Semantic Web Content Analysis: A Study in Proximity-Based Collaborative Clustering

Loia, Vincenzo; Pedrycz, W.; Senatore, Sabrina

doi:10.1109/TFUZZ.2006.889970

The semantic vision of the Web involves the processing of data by automated tools as well as by people, where the association of meaning with content, facilitates the search, the interoperability and the composition of several services. The Semantic Web forms a new scenario, where advanced methods and techniques are developed for the description, the retrieval and ﬁltering of Web-based content.
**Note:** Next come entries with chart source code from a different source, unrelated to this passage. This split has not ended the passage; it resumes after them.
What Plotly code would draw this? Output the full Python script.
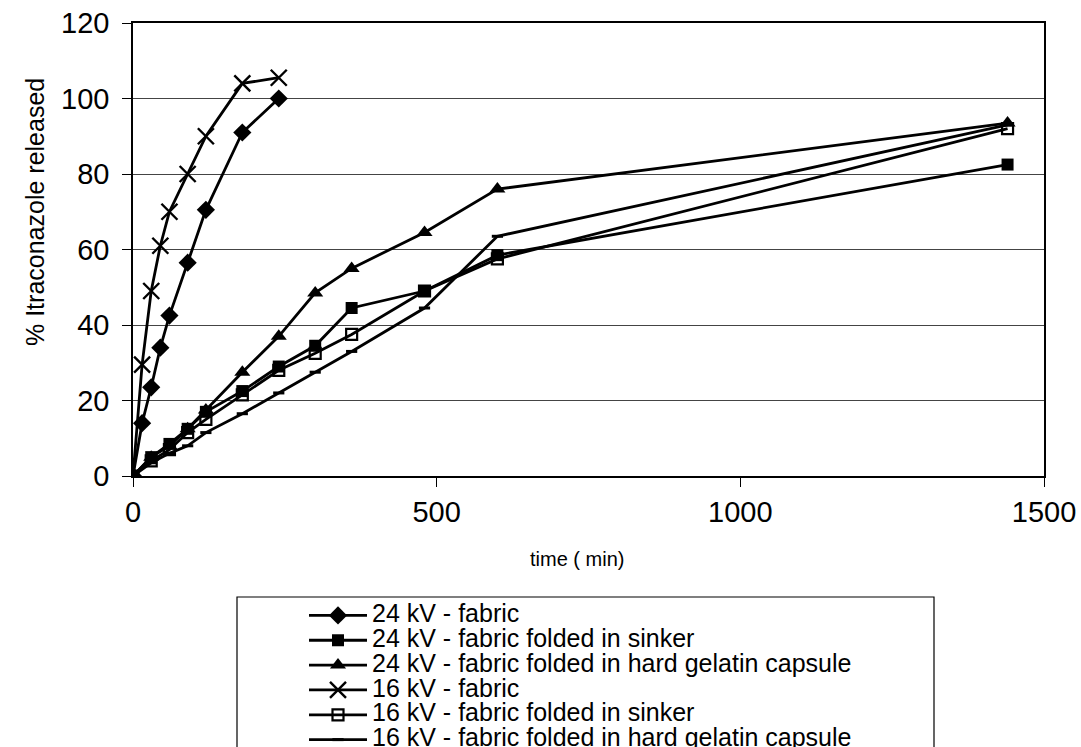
import plotly.graph_objects as go

# ---- data ----
t_fabric = [0, 15, 30, 45, 60, 90, 120, 180, 240]
kv24_fabric = [0, 14, 23.5, 34, 42.5, 56.5, 70.5, 91, 100]
kv16_fabric = [0, 29.5, 49, 61, 70, 80, 90, 104, 105.5]

t_folded = [0, 30, 60, 90, 120, 180, 240, 300, 360, 480, 600, 1440]
kv24_sinker = [0, 5, 8.5, 12.5, 17, 22.5, 29, 34.5, 44.5, 49, 58.5, 82.5]
kv24_capsule = [0, 5, 8, 12.5, 17.5, 27.5, 37, 48.5, 55, 64.5, 76, 93.5]
kv16_sinker = [0, 4, 7, 11.5, 15, 21.5, 28, 32.5, 37.5, 49, 57.5, 92]
kv16_capsule = [0, 3.5, 6, 8, 11.5, 16.5, 22, 27.5, 33, 44.5, 63.5, 93]

names = [
    "24 kV - fabric",
    "24 kV - fabric folded in sinker",
    "24 kV - fabric folded in hard gelatin capsule",
    "16 kV - fabric",
    "16 kV - fabric folded in sinker",
    "16 kV - fabric folded in hard gelatin capsule",
]
x_ticks = [0, 500, 1000, 1500]
y_ticks = [0, 20, 40, 60, 80, 100, 120]

FONT = "Liberation Sans, Arial, sans-serif"
LEG_TXT = 25

series = [
    (t_fabric, kv24_fabric, dict(symbol="diamond", size=14, color="black")),
    (t_folded, kv24_sinker, dict(symbol="square", size=12, color="black")),
    (t_folded, kv24_capsule, dict(symbol="triangle-up", size=14, color="black")),
    (t_fabric, kv16_fabric, dict(symbol="x-thin-open", size=16, color="black",
                                 line=dict(width=2.4, color="black"))),
    (t_folded, kv16_sinker, dict(symbol="square-open", size=11, color="black",
                                 line=dict(width=2.2, color="black"))),
    (t_folded, kv16_capsule, dict(symbol="line-ew-open", size=8, color="black",
                                  line=dict(width=3, color="black"))),
]

fig = go.Figure()
for (xs, ys, mk), nm in zip(series, names):
    fig.add_trace(go.Scatter(
        x=xs, y=ys, mode="lines+markers",
        name=f'<span style="font-size:{LEG_TXT}px">{nm}</span>',
        line=dict(color="black", width=2.8),
        marker=mk,
    ))

W, H = 1081, 747
ml, mr, mt, mb = 133, 37, 23, 271
pw, ph = W - ml - mr, H - mt - mb


def px2paper(px, py):
    return (px - ml) / pw, (H - mb - py) / ph


# legend frame
lx0, ly0 = px2paper(237, 597)
lx1, ly1 = px2paper(934, 770)
fig.add_shape(type="rect", xref="paper", yref="paper",
              x0=lx0, x1=lx1, y0=ly1, y1=ly0,
              line=dict(color="black", width=1.2), fillcolor="rgba(0,0,0,0)")

legx, legy = px2paper(304, 598)

ytx, yty = px2paper(35, 212)
xtx, xty = px2paper(577, 559)
fig.add_annotation(text="% Itraconazole released", xref="paper", yref="paper",
                   x=ytx, y=yty, textangle=-90, showarrow=False,
                   font=dict(family=FONT, size=25, color="black"),
                   xanchor="center", yanchor="middle")
fig.add_annotation(text="time ( min)", xref="paper", yref="paper",
                   x=xtx, y=xty, showarrow=False,
                   font=dict(family=FONT, size=20, color="black"),
                   xanchor="center", yanchor="middle")

fig.update_layout(
    width=W, height=H,
    margin=dict(l=ml, r=mr, t=mt, b=mb, pad=0, autoexpand=False),
    paper_bgcolor="white", plot_bgcolor="white",
    font=dict(family=FONT, color="black"),
    showlegend=True,
    legend=dict(x=legx, y=legy, xanchor="left", yanchor="top",
                bgcolor="rgba(0,0,0,0)", borderwidth=0,
                font=dict(family=FONT, size=16.8, color="black"),
                itemwidth=58, tracegroupgap=0),
    xaxis=dict(range=[0, 1500], tickvals=x_ticks, ticktext=[str(v) for v in x_ticks],
               showgrid=False, zeroline=False,
               showline=True, linecolor="black", linewidth=1.5, mirror=True,
               ticks="outside", ticklen=9, tickcolor="black", tickwidth=1,
               tickfont=dict(family=FONT, size=29, color="black")),
    yaxis=dict(range=[0, 120], tickvals=y_ticks, ticktext=[str(v) for v in y_ticks],
               showgrid=True, gridcolor="#444444", gridwidth=1, zeroline=False,
               showline=True, linecolor="black", linewidth=1.5, mirror=True,
               ticks="outside", ticklen=9, tickcolor="black", tickwidth=1,
               ticklabelstandoff=7,
               tickfont=dict(family=FONT, size=29, color="black")),
)

fig.write_html("out.html")
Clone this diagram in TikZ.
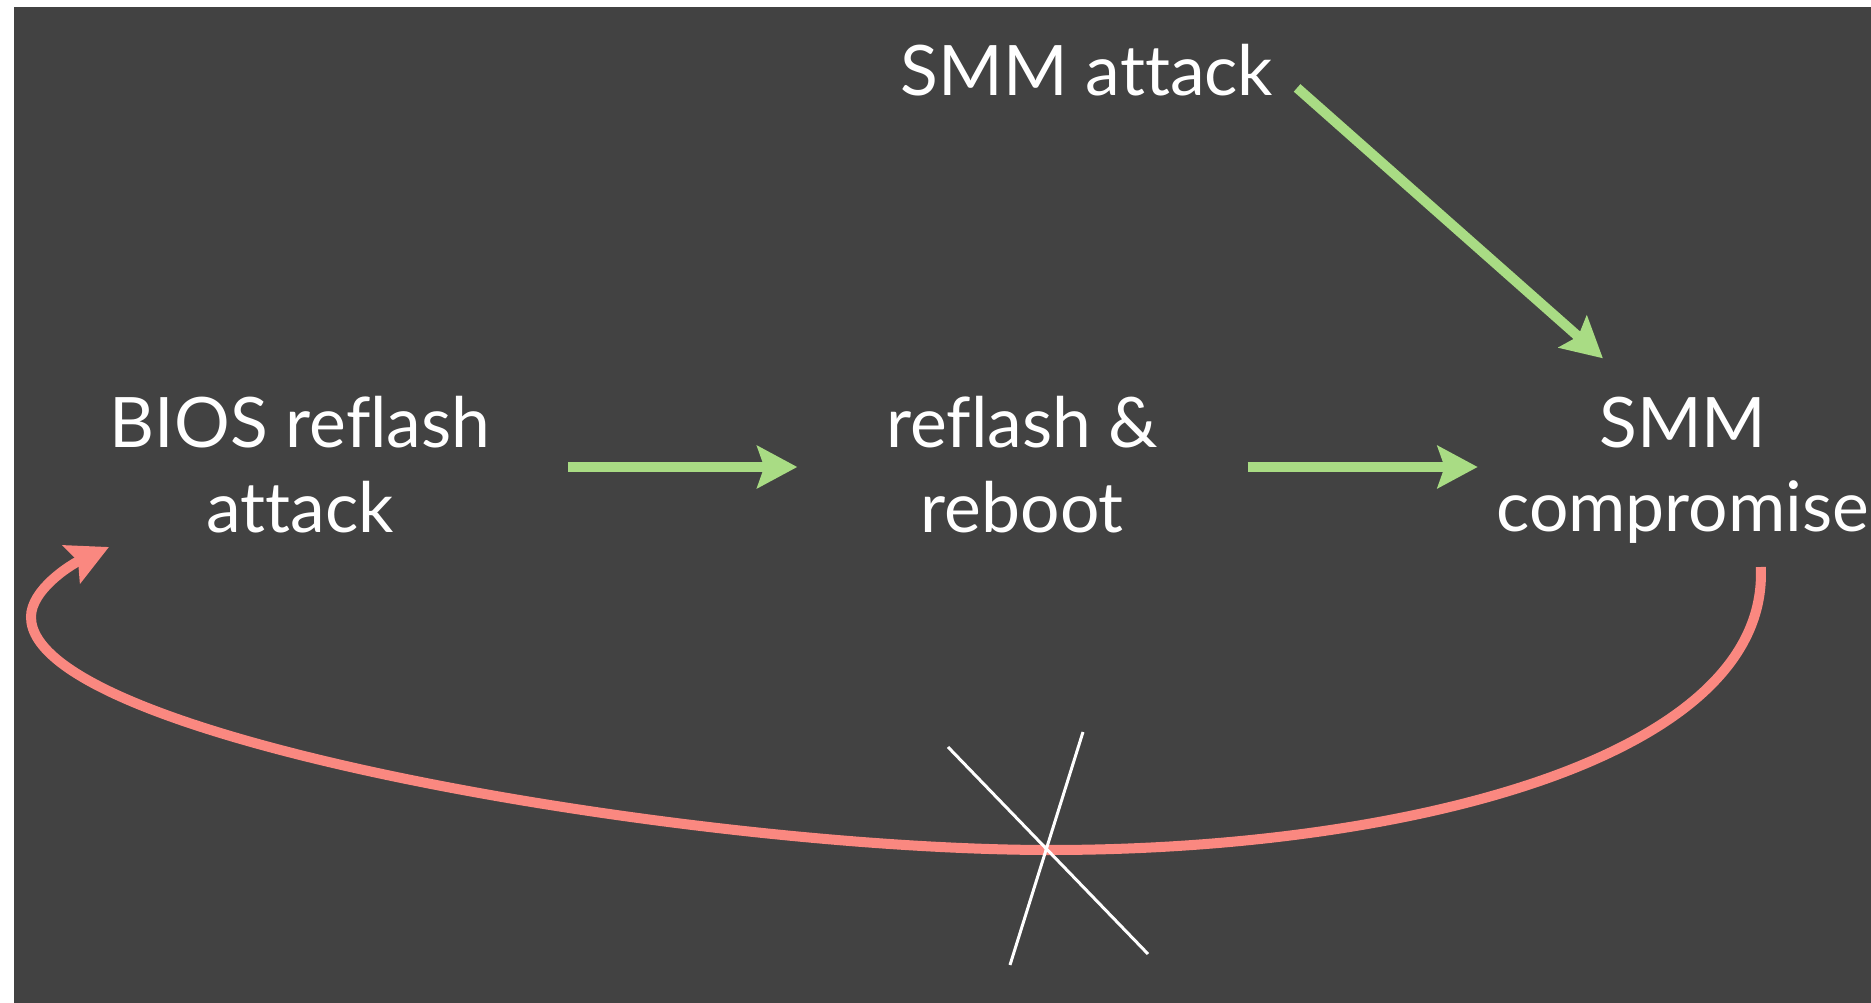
\documentclass[tikz,border=0pt]{standalone}
\usepackage{fontspec}
\setmainfont{Lato}[Ligatures=NoCommon]
\usetikzlibrary{arrows.meta}
\definecolor{slate}{HTML}{424242}
\definecolor{leaf}{HTML}{A9DC84}
\definecolor{salmon}{HTML}{FA8880}
\tikzset{
	stage/.style={text=white, align=center, inner sep=0pt, text depth=0.15em, font=\fontsize{19.8}{24}\selectfont},
	go/.style={draw=leaf, line width=0.1cm, -{Stealth[length=0.4cm, width=0.42cm, inset=0.07cm]}},
	nogo/.style={draw=salmon, line width=0.1cm, -{Stealth[length=0.41cm, width=0.41cm, inset=0.07cm]}},
	cross/.style={draw=white, line width=0.03cm}
}

\begin{document}
\begin{tikzpicture}[x=0.01cm, y=-0.01cm]
			\useasboundingbox (0,0) rectangle (1871,1003);
			\fill[slate] (14,7) rectangle (1871,1003);

			\node[stage] (bios) at (300,467) {BIOS reflash\\attack};
			\node[stage] (reboot) [right of=bios, node distance=7.22cm] {reflash \&\\reboot};
			\node[stage] (cmp) [right of=reboot, node distance=6.6cm] {SMM\\compromise};
			\node[stage] (smmatk) at (1087,72) {SMM attack};

			\path
			(bios.center) edge[go, shorten <=2.68cm, shorten >=2.25cm] (reboot.center)
			(reboot.center) edge[go, shorten <=2.25cm, shorten >=2.05cm] (cmp.center)
			([xshift=1.92cm]smmatk.center) edge[go, shorten <=0.24cm, shorten >=1.64cm] ([xshift=0.43cm]cmp.center);

			\draw[nogo] ([shift={(78,100)}]cmp.center) .. controls (1770,760) and (1400,850) .. (1050,850)
				.. controls (700,850) and (31,740) .. (31,617)
				.. controls (31,590) and (70,565) .. ([shift={(-191,80)}]bios.center);

			\draw[cross] (948,747) -- (1148,954);
			\draw[cross] (1083,732) -- (1010,965);
\end{tikzpicture}
\end{document}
In the light of existing challenges and open issues concerning the actual cyberspace, this study proposes an approach for binding the “semantic” facet with the usual textual one, that together constitutes a typical web page, or speciﬁcally, a semantic web document. Through the use of unsupervised learning, we offer a new alternative of organizing web documents which emphasizes a direct separation between the syntactic and semantic facets of the web information. In this study, we discuss a collaborative proximity-based fuzzy clustering and show how this type of clustering is used to discover a structure of web information by a prudent reliance on the structures in the spaces of semantics and data. The method focuses on the reconciliation between the two separated facets of web information and a combination of results leading to a comprehensive data organization. The information arranged in this manner can provide an integral description of web resources, becoming in this manner an essential technique for the next generation of Web search engines.